- Problem statement
Retype the listing below line for line, but only from the line with "Give me the TikZ source for this diagram." down to the line with "(twire) at (183,398)", inclusive. Pictures stay out.

○ ○ ○ ○ ○

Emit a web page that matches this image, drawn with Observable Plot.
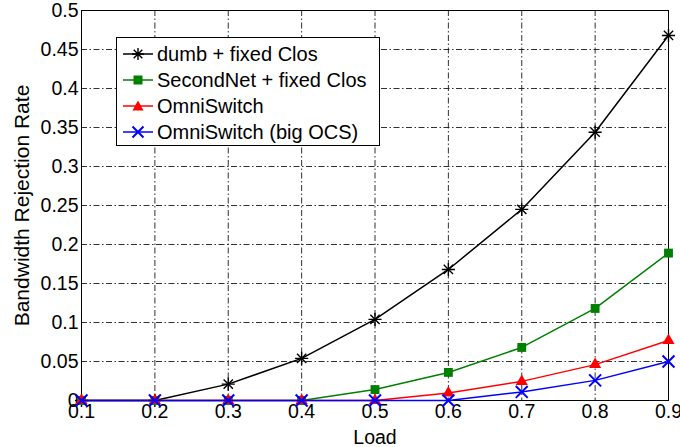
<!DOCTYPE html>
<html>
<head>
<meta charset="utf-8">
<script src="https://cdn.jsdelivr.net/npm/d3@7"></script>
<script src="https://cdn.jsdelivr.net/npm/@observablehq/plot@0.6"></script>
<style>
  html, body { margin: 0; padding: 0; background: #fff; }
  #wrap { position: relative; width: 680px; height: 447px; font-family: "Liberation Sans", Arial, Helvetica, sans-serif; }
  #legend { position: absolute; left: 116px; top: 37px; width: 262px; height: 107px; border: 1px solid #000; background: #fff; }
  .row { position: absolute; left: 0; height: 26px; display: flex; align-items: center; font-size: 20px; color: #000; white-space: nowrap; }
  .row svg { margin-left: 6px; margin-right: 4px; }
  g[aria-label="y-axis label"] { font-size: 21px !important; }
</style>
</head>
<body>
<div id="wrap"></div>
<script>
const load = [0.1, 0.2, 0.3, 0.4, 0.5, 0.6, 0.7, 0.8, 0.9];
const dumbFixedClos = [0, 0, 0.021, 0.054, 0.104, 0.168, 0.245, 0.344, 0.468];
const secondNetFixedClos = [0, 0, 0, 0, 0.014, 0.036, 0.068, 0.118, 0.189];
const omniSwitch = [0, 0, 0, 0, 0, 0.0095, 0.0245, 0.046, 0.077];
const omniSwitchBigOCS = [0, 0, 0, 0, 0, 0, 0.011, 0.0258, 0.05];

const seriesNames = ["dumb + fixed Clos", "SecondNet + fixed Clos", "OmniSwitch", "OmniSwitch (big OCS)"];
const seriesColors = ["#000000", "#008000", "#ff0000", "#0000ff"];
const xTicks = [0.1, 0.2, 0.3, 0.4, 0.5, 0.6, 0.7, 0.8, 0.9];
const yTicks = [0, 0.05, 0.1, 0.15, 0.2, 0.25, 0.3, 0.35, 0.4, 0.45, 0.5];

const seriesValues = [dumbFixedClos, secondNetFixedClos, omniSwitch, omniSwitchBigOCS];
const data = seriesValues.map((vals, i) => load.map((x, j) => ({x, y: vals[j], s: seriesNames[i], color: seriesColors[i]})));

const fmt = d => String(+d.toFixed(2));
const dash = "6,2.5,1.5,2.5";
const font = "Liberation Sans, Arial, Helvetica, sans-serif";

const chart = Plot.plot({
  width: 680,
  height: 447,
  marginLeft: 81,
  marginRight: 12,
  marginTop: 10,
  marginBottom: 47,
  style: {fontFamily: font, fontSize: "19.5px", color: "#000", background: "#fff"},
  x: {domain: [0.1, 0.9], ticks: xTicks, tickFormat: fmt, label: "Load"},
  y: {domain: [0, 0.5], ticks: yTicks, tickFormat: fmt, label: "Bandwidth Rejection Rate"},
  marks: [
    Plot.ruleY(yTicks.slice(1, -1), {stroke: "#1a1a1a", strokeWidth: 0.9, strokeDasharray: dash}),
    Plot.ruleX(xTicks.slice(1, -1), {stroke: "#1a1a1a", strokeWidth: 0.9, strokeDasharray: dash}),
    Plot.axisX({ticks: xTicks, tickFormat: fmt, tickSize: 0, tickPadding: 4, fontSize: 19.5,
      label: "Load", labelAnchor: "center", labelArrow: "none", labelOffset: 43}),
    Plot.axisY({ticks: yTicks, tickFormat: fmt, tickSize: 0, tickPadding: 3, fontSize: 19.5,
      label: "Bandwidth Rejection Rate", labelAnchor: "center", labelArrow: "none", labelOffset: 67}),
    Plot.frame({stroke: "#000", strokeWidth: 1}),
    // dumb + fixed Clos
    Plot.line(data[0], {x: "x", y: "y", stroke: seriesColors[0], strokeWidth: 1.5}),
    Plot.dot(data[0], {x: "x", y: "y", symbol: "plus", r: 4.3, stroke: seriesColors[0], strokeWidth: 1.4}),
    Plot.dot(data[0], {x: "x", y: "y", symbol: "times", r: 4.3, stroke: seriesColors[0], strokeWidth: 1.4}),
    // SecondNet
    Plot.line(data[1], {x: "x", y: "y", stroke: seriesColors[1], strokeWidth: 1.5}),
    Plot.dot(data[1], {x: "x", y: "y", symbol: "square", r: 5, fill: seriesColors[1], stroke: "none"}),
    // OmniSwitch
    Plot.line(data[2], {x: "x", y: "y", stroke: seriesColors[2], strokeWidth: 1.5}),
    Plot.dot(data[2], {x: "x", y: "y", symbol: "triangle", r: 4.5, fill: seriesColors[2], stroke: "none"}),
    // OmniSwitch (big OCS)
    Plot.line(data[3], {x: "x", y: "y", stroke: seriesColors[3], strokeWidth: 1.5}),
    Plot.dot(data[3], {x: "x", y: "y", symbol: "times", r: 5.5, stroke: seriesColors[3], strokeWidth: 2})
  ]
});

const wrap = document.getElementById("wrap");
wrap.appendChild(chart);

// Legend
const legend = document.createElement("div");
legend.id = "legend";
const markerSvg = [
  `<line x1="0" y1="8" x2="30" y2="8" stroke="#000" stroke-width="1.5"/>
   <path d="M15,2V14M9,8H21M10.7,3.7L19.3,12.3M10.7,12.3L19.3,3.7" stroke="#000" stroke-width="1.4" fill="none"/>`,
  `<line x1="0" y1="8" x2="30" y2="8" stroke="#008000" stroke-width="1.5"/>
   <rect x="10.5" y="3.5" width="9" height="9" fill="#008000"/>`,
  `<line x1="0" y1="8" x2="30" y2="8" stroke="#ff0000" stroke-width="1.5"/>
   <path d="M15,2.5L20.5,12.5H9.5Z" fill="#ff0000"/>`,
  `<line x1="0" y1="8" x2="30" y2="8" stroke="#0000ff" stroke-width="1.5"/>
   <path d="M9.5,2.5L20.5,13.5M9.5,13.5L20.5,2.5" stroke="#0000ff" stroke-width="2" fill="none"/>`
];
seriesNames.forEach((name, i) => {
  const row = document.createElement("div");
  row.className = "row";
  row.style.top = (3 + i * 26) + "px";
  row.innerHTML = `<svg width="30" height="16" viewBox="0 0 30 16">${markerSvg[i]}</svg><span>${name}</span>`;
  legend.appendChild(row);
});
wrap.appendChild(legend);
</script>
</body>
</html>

○ ○ ○ ○ ○

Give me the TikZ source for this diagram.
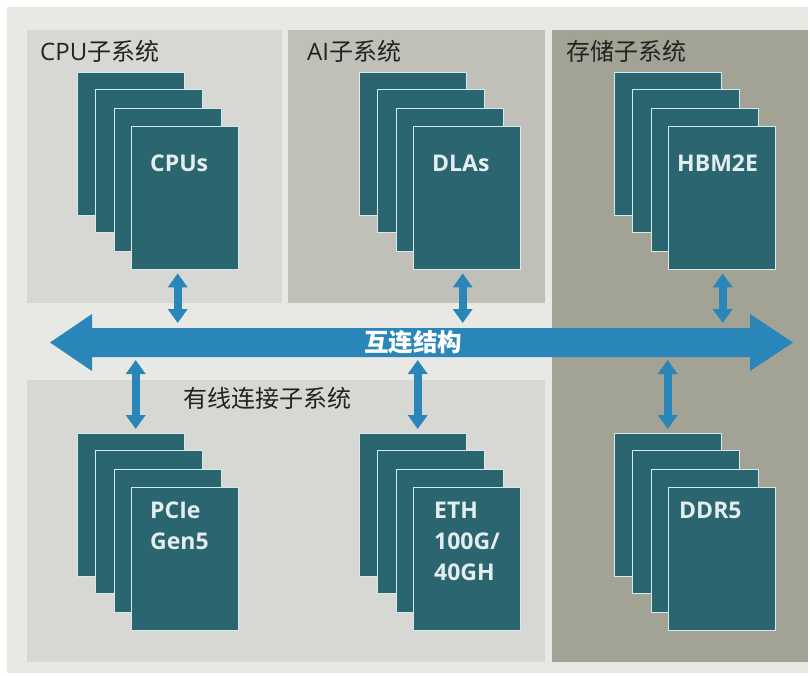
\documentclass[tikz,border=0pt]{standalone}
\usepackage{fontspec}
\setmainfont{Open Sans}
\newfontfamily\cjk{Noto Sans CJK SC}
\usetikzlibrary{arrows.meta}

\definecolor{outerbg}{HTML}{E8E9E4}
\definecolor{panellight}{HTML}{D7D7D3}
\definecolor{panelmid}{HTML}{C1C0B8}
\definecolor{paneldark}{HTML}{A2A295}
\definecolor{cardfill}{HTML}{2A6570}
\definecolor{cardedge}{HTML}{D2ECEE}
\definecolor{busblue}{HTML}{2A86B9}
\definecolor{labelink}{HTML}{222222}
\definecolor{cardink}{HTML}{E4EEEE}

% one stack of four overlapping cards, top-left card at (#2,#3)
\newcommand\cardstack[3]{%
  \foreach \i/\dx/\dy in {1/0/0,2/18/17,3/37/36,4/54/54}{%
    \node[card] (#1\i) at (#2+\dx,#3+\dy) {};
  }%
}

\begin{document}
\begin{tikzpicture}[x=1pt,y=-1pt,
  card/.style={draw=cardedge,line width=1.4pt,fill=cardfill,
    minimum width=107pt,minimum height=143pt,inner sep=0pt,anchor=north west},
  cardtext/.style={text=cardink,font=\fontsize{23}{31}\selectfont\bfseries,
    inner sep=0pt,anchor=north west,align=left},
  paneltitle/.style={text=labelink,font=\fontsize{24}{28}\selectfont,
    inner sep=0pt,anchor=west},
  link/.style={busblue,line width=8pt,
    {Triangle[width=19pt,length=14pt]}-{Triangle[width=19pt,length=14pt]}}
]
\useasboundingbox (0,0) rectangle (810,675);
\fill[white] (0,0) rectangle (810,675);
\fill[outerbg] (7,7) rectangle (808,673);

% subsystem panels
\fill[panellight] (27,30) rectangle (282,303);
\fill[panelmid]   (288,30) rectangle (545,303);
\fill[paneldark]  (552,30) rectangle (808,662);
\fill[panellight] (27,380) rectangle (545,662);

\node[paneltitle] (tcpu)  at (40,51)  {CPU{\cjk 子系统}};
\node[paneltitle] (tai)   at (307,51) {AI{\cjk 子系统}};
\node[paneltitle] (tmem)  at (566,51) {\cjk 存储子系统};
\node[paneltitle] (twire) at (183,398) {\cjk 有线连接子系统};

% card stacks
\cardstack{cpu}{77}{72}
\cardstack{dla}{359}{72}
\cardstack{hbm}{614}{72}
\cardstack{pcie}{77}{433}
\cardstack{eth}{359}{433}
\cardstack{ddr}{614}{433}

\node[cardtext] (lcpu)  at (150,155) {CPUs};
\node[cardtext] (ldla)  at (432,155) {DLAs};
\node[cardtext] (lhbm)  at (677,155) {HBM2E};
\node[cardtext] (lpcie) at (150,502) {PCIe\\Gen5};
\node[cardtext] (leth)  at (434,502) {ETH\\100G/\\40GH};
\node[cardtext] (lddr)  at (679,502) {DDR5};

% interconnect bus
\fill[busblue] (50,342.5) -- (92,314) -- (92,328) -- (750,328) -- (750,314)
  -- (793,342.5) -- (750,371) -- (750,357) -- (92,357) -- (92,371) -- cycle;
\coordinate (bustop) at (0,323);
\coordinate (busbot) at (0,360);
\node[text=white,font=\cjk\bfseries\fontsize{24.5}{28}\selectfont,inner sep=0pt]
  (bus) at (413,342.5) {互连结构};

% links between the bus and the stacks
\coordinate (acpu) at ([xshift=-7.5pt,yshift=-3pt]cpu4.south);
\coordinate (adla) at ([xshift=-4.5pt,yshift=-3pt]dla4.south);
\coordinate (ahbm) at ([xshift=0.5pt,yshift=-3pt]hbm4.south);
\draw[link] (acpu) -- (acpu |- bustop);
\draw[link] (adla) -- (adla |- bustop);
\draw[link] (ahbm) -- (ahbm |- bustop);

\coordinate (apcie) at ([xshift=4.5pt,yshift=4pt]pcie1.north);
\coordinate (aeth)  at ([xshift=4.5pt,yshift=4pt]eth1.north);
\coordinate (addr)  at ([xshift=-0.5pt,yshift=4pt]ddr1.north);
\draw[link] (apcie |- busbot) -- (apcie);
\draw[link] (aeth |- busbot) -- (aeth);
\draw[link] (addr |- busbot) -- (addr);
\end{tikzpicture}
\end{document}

○ ○ ○ ○ ○

- Output of the exercise
Give me the TikZ source for this diagram.
\documentclass[tikz,border=0pt]{standalone}
\usepackage{fontspec}
\setmainfont{Open Sans}
\newfontfamily\cjk{Noto Sans CJK SC}
\usetikzlibrary{arrows.meta}

\definecolor{outerbg}{HTML}{E8E9E4}
\definecolor{panellight}{HTML}{D7D7D3}
\definecolor{panelmid}{HTML}{C1C0B8}
\definecolor{paneldark}{HTML}{A2A295}
\definecolor{cardfill}{HTML}{2A6570}
\definecolor{cardedge}{HTML}{D2ECEE}
\definecolor{busblue}{HTML}{2A86B9}
\definecolor{labelink}{HTML}{222222}
\definecolor{cardink}{HTML}{E4EEEE}

% one stack of four overlapping cards, top-left card at (#2,#3)
\newcommand\cardstack[3]{%
  \foreach \i/\dx/\dy in {1/0/0,2/18/17,3/37/36,4/54/54}{%
    \node[card] (#1\i) at (#2+\dx,#3+\dy) {};
  }%
}

\begin{document}
\begin{tikzpicture}[x=1pt,y=-1pt,
  card/.style={draw=cardedge,line width=1.4pt,fill=cardfill,
    minimum width=107pt,minimum height=143pt,inner sep=0pt,anchor=north west},
  cardtext/.style={text=cardink,font=\fontsize{23}{31}\selectfont\bfseries,
    inner sep=0pt,anchor=north west,align=left},
  paneltitle/.style={text=labelink,font=\fontsize{24}{28}\selectfont,
    inner sep=0pt,anchor=west},
  link/.style={busblue,line width=8pt,
    {Triangle[width=19pt,length=14pt]}-{Triangle[width=19pt,length=14pt]}}
]
\useasboundingbox (0,0) rectangle (810,675);
\fill[white] (0,0) rectangle (810,675);
\fill[outerbg] (7,7) rectangle (808,673);

% subsystem panels
\fill[panellight] (27,30) rectangle (282,303);
\fill[panelmid]   (288,30) rectangle (545,303);
\fill[paneldark]  (552,30) rectangle (808,662);
\fill[panellight] (27,380) rectangle (545,662);

\node[paneltitle] (tcpu)  at (40,51)  {CPU{\cjk 子系统}};
\node[paneltitle] (tai)   at (307,51) {AI{\cjk 子系统}};
\node[paneltitle] (tmem)  at (566,51) {\cjk 存储子系统};
\node[paneltitle] (twire) at (183,398) {\cjk 有线连接子系统};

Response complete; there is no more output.